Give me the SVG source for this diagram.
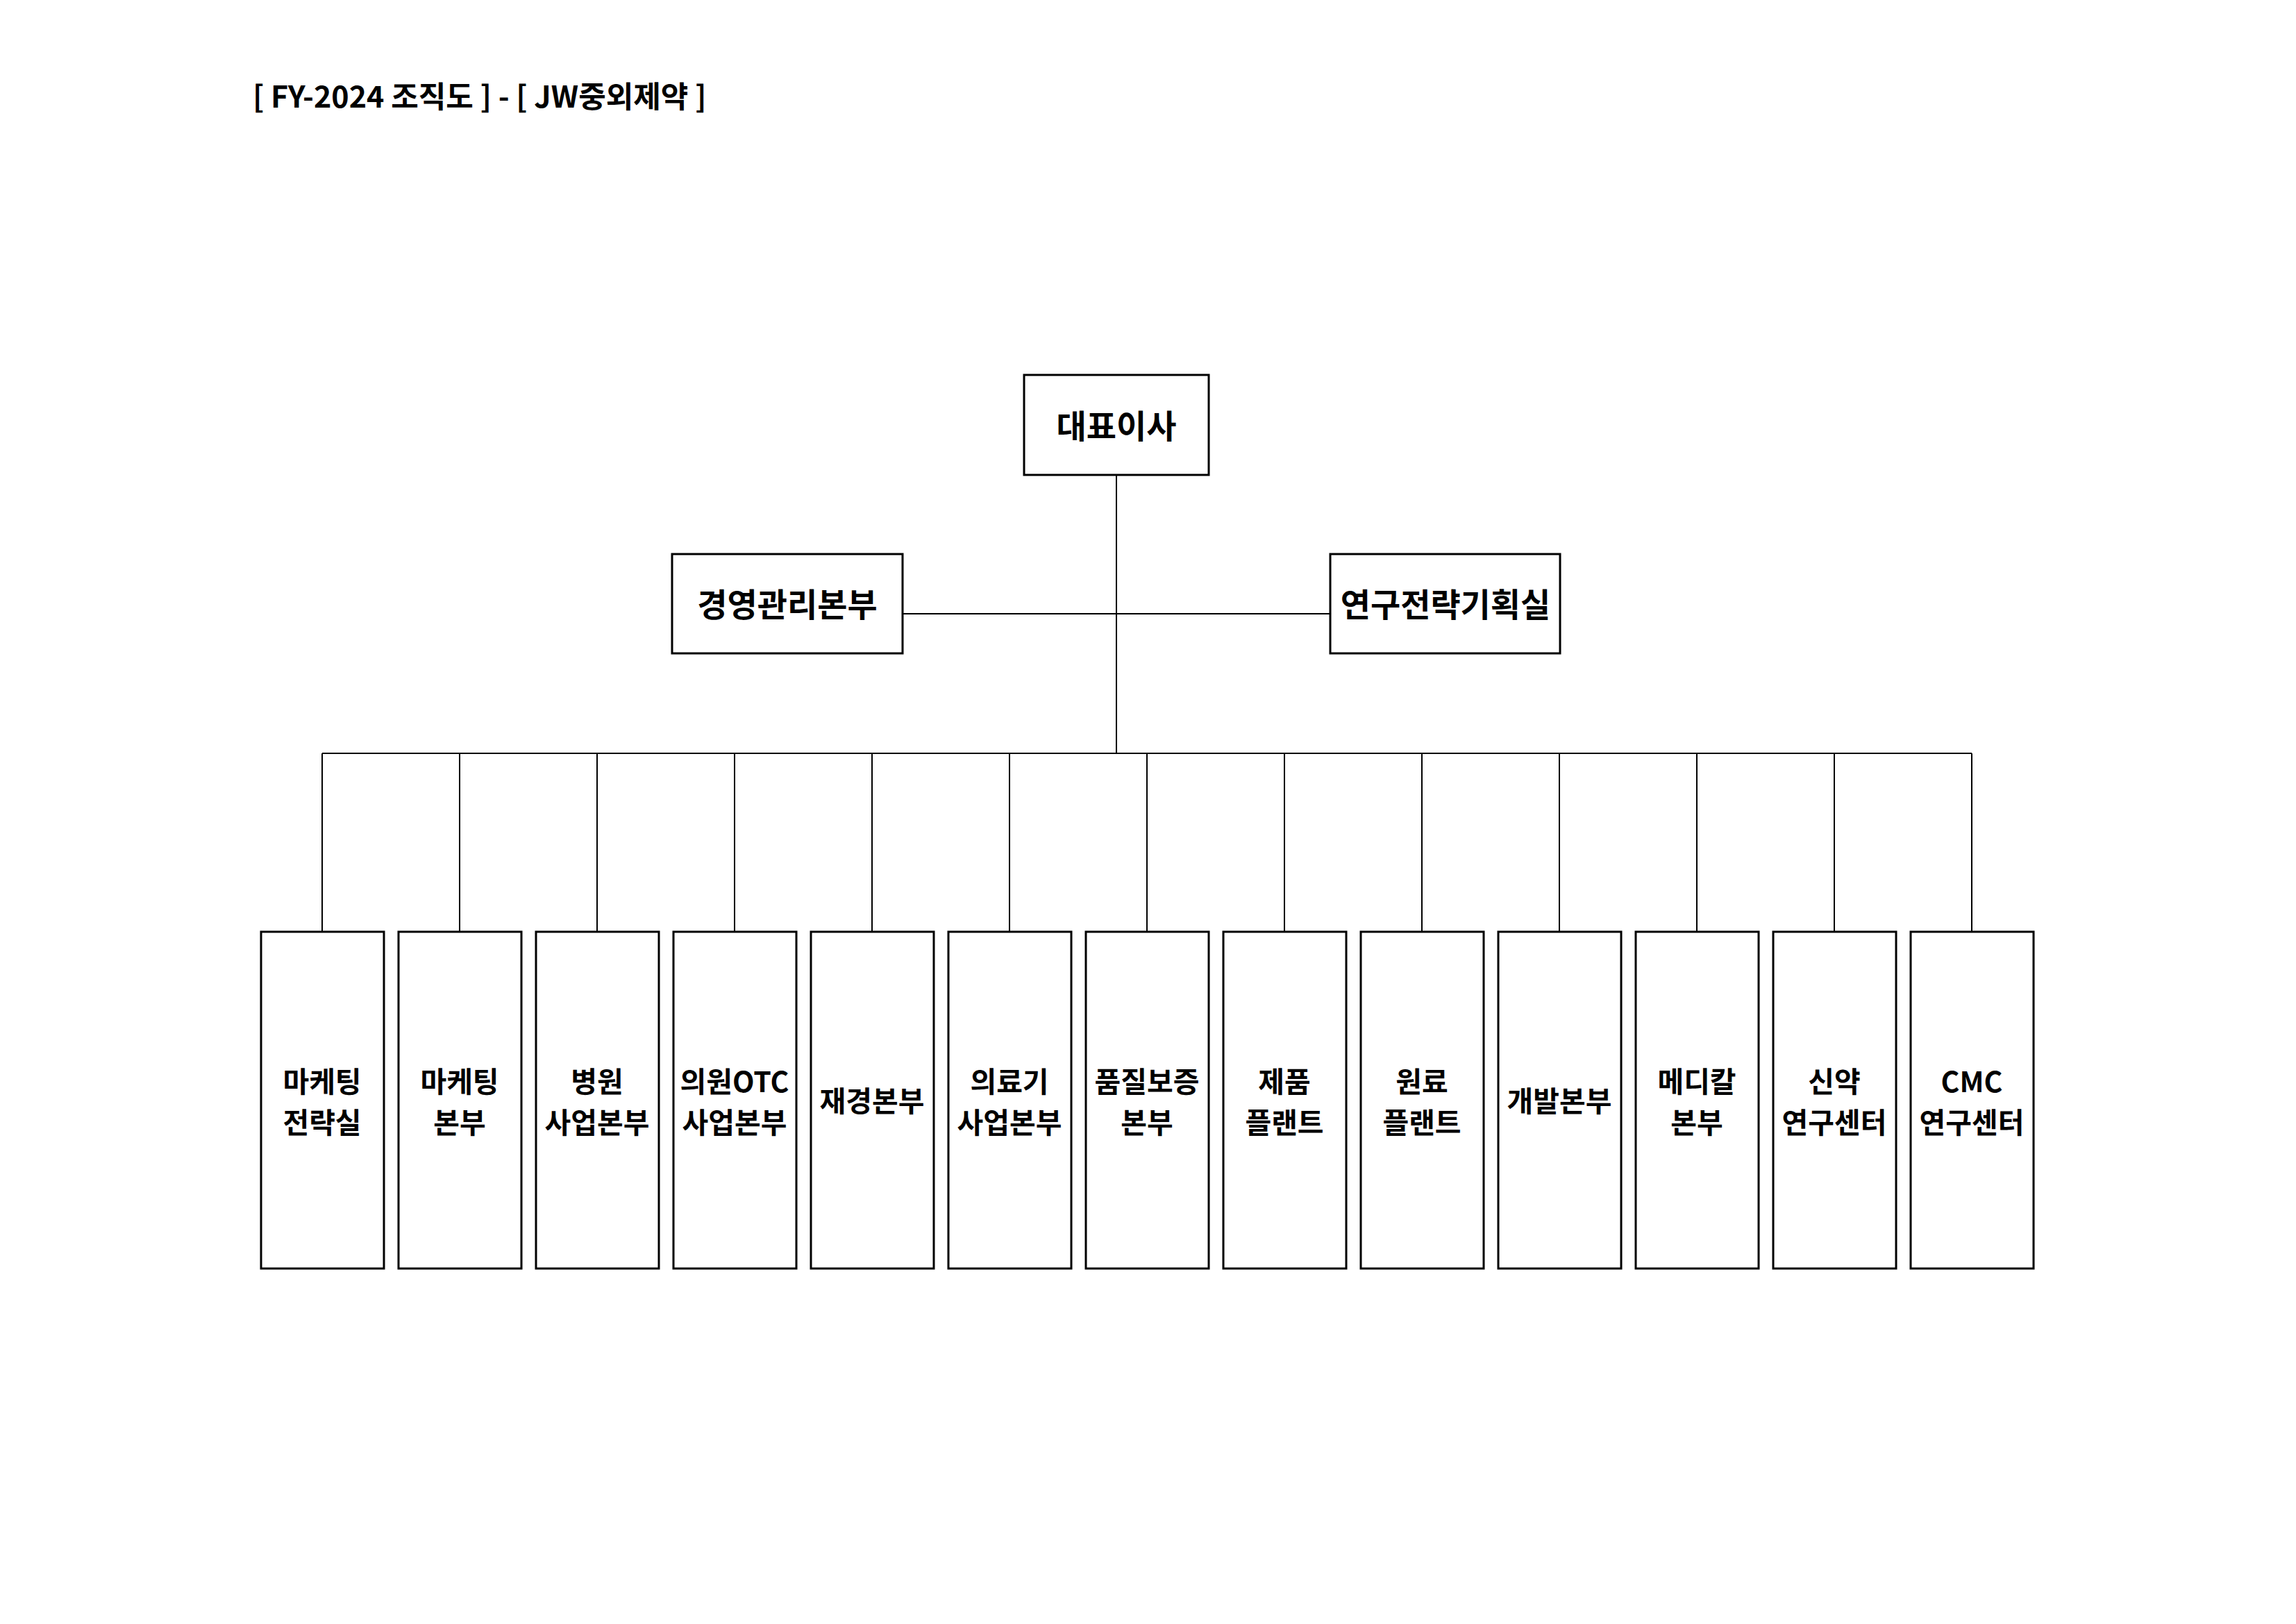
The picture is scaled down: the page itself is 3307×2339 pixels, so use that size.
<svg xmlns="http://www.w3.org/2000/svg" width="3307" height="2339" viewBox="0 0 3307 2339">
<style>
.b{fill:#fff;stroke:#000;stroke-width:3}
.c{fill:none;stroke:#000;stroke-width:2}
text{font-family:"Noto Sans CJK KR","Liberation Sans",sans-serif;font-weight:bold;fill:#000;text-anchor:middle;dominant-baseline:central}
.t{font-size:47px}
.s{font-size:41px}
</style>
<rect width="3307" height="2339" fill="#fff"/>
<text x="364" y="136" style="font-size:43px;text-anchor:start">[ FY-2024 조직도 ] - [ JW중외제약 ]</text>
<g id="connectors">
<path class="c" d="M1608 684V1085M1300 884H1916M464 1085H2840"/>
<path class="c" d="M464 1085V1342M662 1085V1342M860 1085V1342M1058 1085V1342M1256 1085V1342M1454 1085V1342M1652 1085V1342M1850 1085V1342M2048 1085V1342M2246 1085V1342M2444 1085V1342M2642 1085V1342M2840 1085V1342"/>
</g>
<g id="ceo"><rect class="b" x="1475" y="540" width="266" height="144"/><text class="t" x="1608" y="610">대표이사</text></g>
<g id="mgmt"><rect class="b" x="968" y="798" width="332" height="143"/><text class="t" x="1134" y="867">경영관리본부</text></g>
<g id="rnd"><rect class="b" x="1916" y="798" width="331" height="143"/><text class="t" x="2082" y="867">연구전략기획실</text></g>
<g id="n1"><rect class="b" x="376" y="1342" width="177" height="485"/><text class="s" x="464" y="1555">마케팅</text><text class="s" x="464" y="1614">전략실</text></g>
<g id="n2"><rect class="b" x="574" y="1342" width="177" height="485"/><text class="s" x="662" y="1555">마케팅</text><text class="s" x="662" y="1614">본부</text></g>
<g id="n3"><rect class="b" x="772" y="1342" width="177" height="485"/><text class="s" x="860" y="1555">병원</text><text class="s" x="860" y="1614">사업본부</text></g>
<g id="n4"><rect class="b" x="970" y="1342" width="177" height="485"/><text class="s" x="1058" y="1555">의원OTC</text><text class="s" x="1058" y="1614">사업본부</text></g>
<g id="n5"><rect class="b" x="1168" y="1342" width="177" height="485"/><text class="s" x="1256" y="1583">재경본부</text></g>
<g id="n6"><rect class="b" x="1366" y="1342" width="177" height="485"/><text class="s" x="1454" y="1555">의료기</text><text class="s" x="1454" y="1614">사업본부</text></g>
<g id="n7"><rect class="b" x="1564" y="1342" width="177" height="485"/><text class="s" x="1652" y="1555">품질보증</text><text class="s" x="1652" y="1614">본부</text></g>
<g id="n8"><rect class="b" x="1762" y="1342" width="177" height="485"/><text class="s" x="1850" y="1555">제품</text><text class="s" x="1850" y="1614">플랜트</text></g>
<g id="n9"><rect class="b" x="1960" y="1342" width="177" height="485"/><text class="s" x="2048" y="1555">원료</text><text class="s" x="2048" y="1614">플랜트</text></g>
<g id="n10"><rect class="b" x="2158" y="1342" width="177" height="485"/><text class="s" x="2246" y="1583">개발본부</text></g>
<g id="n11"><rect class="b" x="2356" y="1342" width="177" height="485"/><text class="s" x="2444" y="1555">메디칼</text><text class="s" x="2444" y="1614">본부</text></g>
<g id="n12"><rect class="b" x="2554" y="1342" width="177" height="485"/><text class="s" x="2642" y="1555">신약</text><text class="s" x="2642" y="1614">연구센터</text></g>
<g id="n13"><rect class="b" x="2752" y="1342" width="177" height="485"/><text class="s" x="2840" y="1555">CMC</text><text class="s" x="2840" y="1614">연구센터</text></g>
</svg>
※
Figure out how many lines of the data above include "size", then give the number and nothing more.

■ Written solution:
4